After the demise of the Soviet empire in 1991, there certainly was a widespread view that the West had won the Cold War. But it was also generally presumed to be a victory over Communism, not Russians — who were widely seen as an oppressed people newly liberated from the totalitarian yoke. In the early 1990s, the United States eagerly embraced Russia’s fledgling democracy, its new status as a partner and ally symbolized by the cordial relationship between Bill Clinton and Boris Yeltsin; Clinton’s first trip abroad as President, in April 1993, included a meeting with Yeltsin in Vancouver.
“Russia wasn’t even treated as an equal partner but as a favored child who was petted and given treats,” the late Elena Bonner, an icon of Soviet-era human rights activism and widow of the great physicist and dissident Andrei Sakharov, told me a few years ago, discussing an earlier round of laments about Russia’s wrongs at the hands of the West. (Then as now, the chorus of sympathy came in response to a Russian military adventure in a former Soviet republic trying to break away from its “sphere of influence” — Georgia.)
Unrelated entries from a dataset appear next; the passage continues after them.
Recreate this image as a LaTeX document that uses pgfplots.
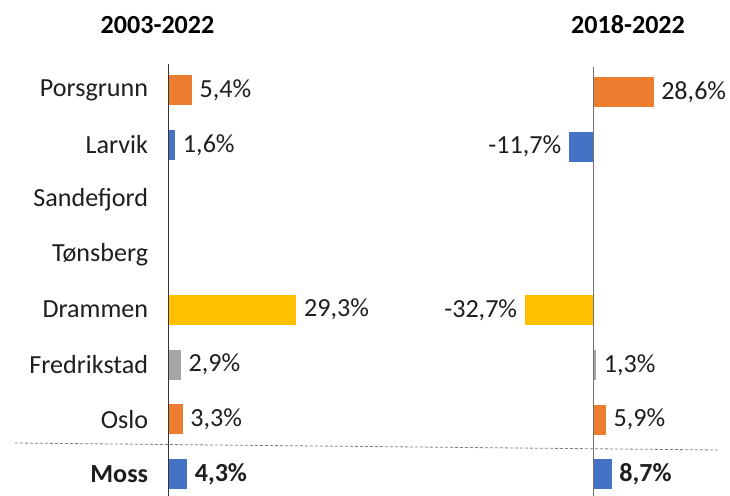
\documentclass[border=0pt]{standalone}
\usepackage{fontspec}
\setmainfont{Carlito}
\usepackage{pgfplots}
\pgfplotsset{compat=1.18}
\definecolor{xlOrange}{HTML}{ED7D31}
\definecolor{xlBlue}{HTML}{4472C4}
\definecolor{xlYellow}{HTML}{FFC000}
\definecolor{xlGray}{HTML}{A5A5A5}
\definecolor{labelText}{HTML}{1E1E1E}
\newcommand{\bigfont}{\fontsize{26.2}{30}\selectfont}

\pgfplotsset{
  panel/.style={
    y dir=reverse, ymin=-0.47, ymax=7.6,
    xbar, bar width=30bp, bar shift=0pt,
    clip=false, point meta=x,
    nodes near coords={\pgfmathprintnumber[fixed,fixed zerofill,precision=1,use comma,assume math mode=true]{\pgfplotspointmeta}\%},
    every node near coord/.append style={font=\bigfont, text=labelText, inner xsep=7.5bp, inner ysep=0pt},
  },
  cbar/.style={fill=#1, draw=none},
  neg/.style={every node near coord/.append style={anchor=east}},
  moss/.style={every node near coord/.append style={font=\bigfont\bfseries}},
}

\begin{document}
\begin{tikzpicture}
  \useasboundingbox (0,0) rectangle (730bp,496bp);

  % 2003-2022
  \begin{axis}[
    panel, x=4.37bp, y=54.9bp, xmin=0, xmax=40,
    at={(168.3bp,406bp)}, anchor=origin,
    axis on top,
    axis x line=none, axis y line*=left,
    y axis line style={draw=black!80, line width=1.2bp},
    ytick={0,...,7},
    yticklabels={Porsgrunn,Larvik,Sandefjord,Tønsberg,Drammen,Fredrikstad,Oslo,\textbf{Moss}},
    major tick length=0pt,
    yticklabel style={font=\bigfont, text=labelText, inner xsep=0pt},
    yticklabel shift=20bp,
  ]
    \addplot[cbar=xlOrange] coordinates {(5.4,0)};
    \addplot[cbar=xlBlue] coordinates {(1.6,1)};
    \addplot[cbar=xlYellow] coordinates {(29.3,4)};
    \addplot[cbar=xlGray] coordinates {(2.9,5)};
    \addplot[cbar=xlOrange] coordinates {(3.3,6)};
    \addplot[cbar=xlBlue, moss] coordinates {(4.3,7)};
  \end{axis}

  % 2018-2022
  \begin{axis}[
    panel, x=2.1bp, y=54.6bp, xmin=-40, xmax=40,
    at={(593.5bp,404bp)}, anchor=origin,
    hide axis,
  ]
    \addplot[cbar=xlOrange] coordinates {(28.6,0)};
    \addplot[cbar=xlBlue, neg] coordinates {(-11.7,1)};
    \addplot[cbar=xlYellow, neg] coordinates {(-32.7,4)};
    \addplot[cbar=xlGray] coordinates {(1.3,5)};
    \addplot[cbar=xlOrange] coordinates {(5.9,6)};
    \addplot[cbar=xlBlue, moss] coordinates {(8.7,7)};
    \draw[draw=black!55, line width=1.2bp] (axis cs:0,-0.46) -- (axis cs:0,7.6);
  \end{axis}

  \draw[draw=black!50, line width=0.8bp, dash pattern=on 3bp off 2bp] (15bp,53bp) -- (718bp,46bp);

  \node[font=\bigfont\bfseries, text=black] at (157.5bp,471bp) {2003-2022};
  \node[font=\bigfont\bfseries, text=black] at (628bp,471bp) {2018-2022};
\end{tikzpicture}
\end{document}
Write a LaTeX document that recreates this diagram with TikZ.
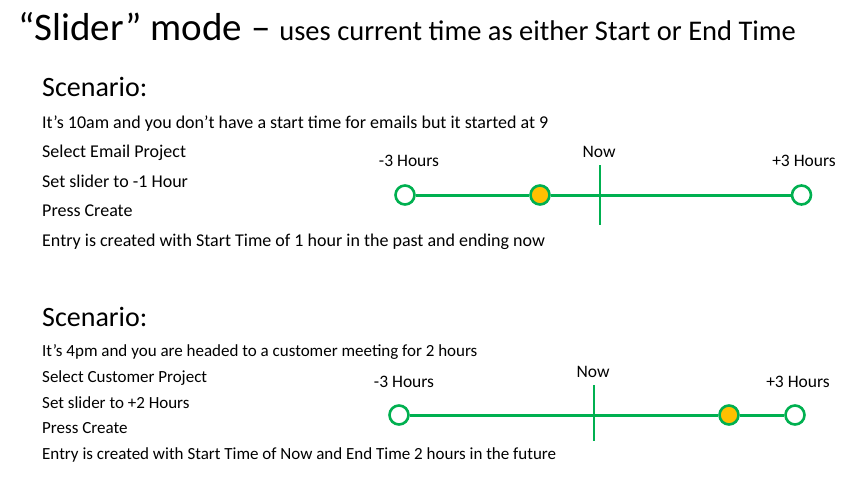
\documentclass[tikz,border=0pt]{standalone}
\usepackage{fontspec}
\setmainfont{Carlito}
\definecolor{slidergreen}{HTML}{00B050}
\definecolor{knobfill}{HTML}{FFC000}
\begin{document}
\begin{tikzpicture}[x=1pt,y=-1pt,
  txt/.style={anchor=base west,inner sep=0pt,font=\fontsize{18}{21}\selectfont},
  txtb/.style={anchor=base west,inner sep=0pt,font=\fontsize{17}{20}\selectfont},
  head/.style={anchor=base west,inner sep=0pt,font=\fontsize{28}{32}\selectfont},
  lbl/.style={anchor=base,inner sep=0pt,font=\fontsize{17.5}{20}\selectfont},
  knob/.style={circle,draw=slidergreen,line width=2.6pt,fill=white,minimum size=19pt,inner sep=0pt},
  knobset/.style={knob,fill=knobfill},
  track/.style={draw=slidergreen,line width=3pt},
  nowline/.style={draw=slidergreen,line width=1.3pt}]
\useasboundingbox (0,0) rectangle (861,482);

% title
\node[anchor=base west,inner sep=0pt] (title) at (18,40)
  {\fontsize{39}{44}\selectfont “Slider” mode – \fontsize{28.5}{32}\selectfont uses current time as either Start or End Time};

% first scenario
\node[head] (s1) at (42,96) {Scenario:};
\node[txt] (s1a) at (42,128) {It’s 10am and you don’t have a start time for emails but it started at 9};
\node[txt] (s1b) at (42,157) {Select Email Project};
\node[txt] (s1c) at (42,187) {Set slider to -1 Hour};
\node[txt] (s1d) at (42,216) {Press Create};
\node[txt] (s1e) at (42,246) {Entry is created with Start Time of 1 hour in the past and ending now};

\node[lbl] (a1min) at (409,166) {-3 Hours};
\node[lbl] (a1now) at (599,157) {Now};
\node[lbl] (a1max) at (804,166) {+3 Hours};
\coordinate (n1top) at (600,165);
\coordinate (n1bot) at (600,225);
\draw[nowline] (n1top) -- (n1bot);
\node[knob] (k1a) at (405,195) {};
\node[knobset] (k1b) at (540,195) {};
\node[knob] (k1c) at (801.5,195) {};
\draw[track] (k1a) -- (k1b);
\draw[track] (k1b) -- (k1c);

% second scenario
\node[head] (s2) at (42,326) {Scenario:};
\node[txtb] (s2a) at (42,356.5) {It’s 4pm and you are headed to a customer meeting for 2 hours};
\node[txtb] (s2b) at (42,382.5) {Select Customer Project};
\node[txtb] (s2c) at (42,408) {Set slider to +2 Hours};
\node[txtb] (s2d) at (42,433.5) {Press Create};
\node[txtb] (s2e) at (42,459) {Entry is created with Start Time of Now and End Time 2 hours in the future};

\node[lbl] (a2min) at (404,387) {-3 Hours};
\node[lbl] (a2now) at (593,377) {Now};
\node[lbl] (a2max) at (798,387) {+3 Hours};
\coordinate (n2top) at (594,385);
\coordinate (n2bot) at (594,441);
\draw[nowline] (n2top) -- (n2bot);
\node[knob] (k2a) at (399,415) {};
\node[knobset] (k2b) at (729,415) {};
\node[knob] (k2c) at (795,415) {};
\draw[track] (k2a) -- (k2b);
\draw[track] (k2b) -- (k2c);
\end{tikzpicture}
\end{document}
The “treats” were quite meaty: Western aid to Russia from 1992 to 1997 alone totaled $55 billion — not counting private charity and business investment. (In 1995, when the CIA submitted a report to the White House detailing Russian corruption that included aid money being pocketed by high-level officials, Vice President Al Gore reportedly rejected it and sent the document back with a crude epithet scrawled across the cover.) In a move that had more to do with political respect than economic reality, Russia was included in the annual forum for leaders of the world’s top economies — first in an informal “G7+1” arrangement, then, from 1998 onward, as a full member of the G8.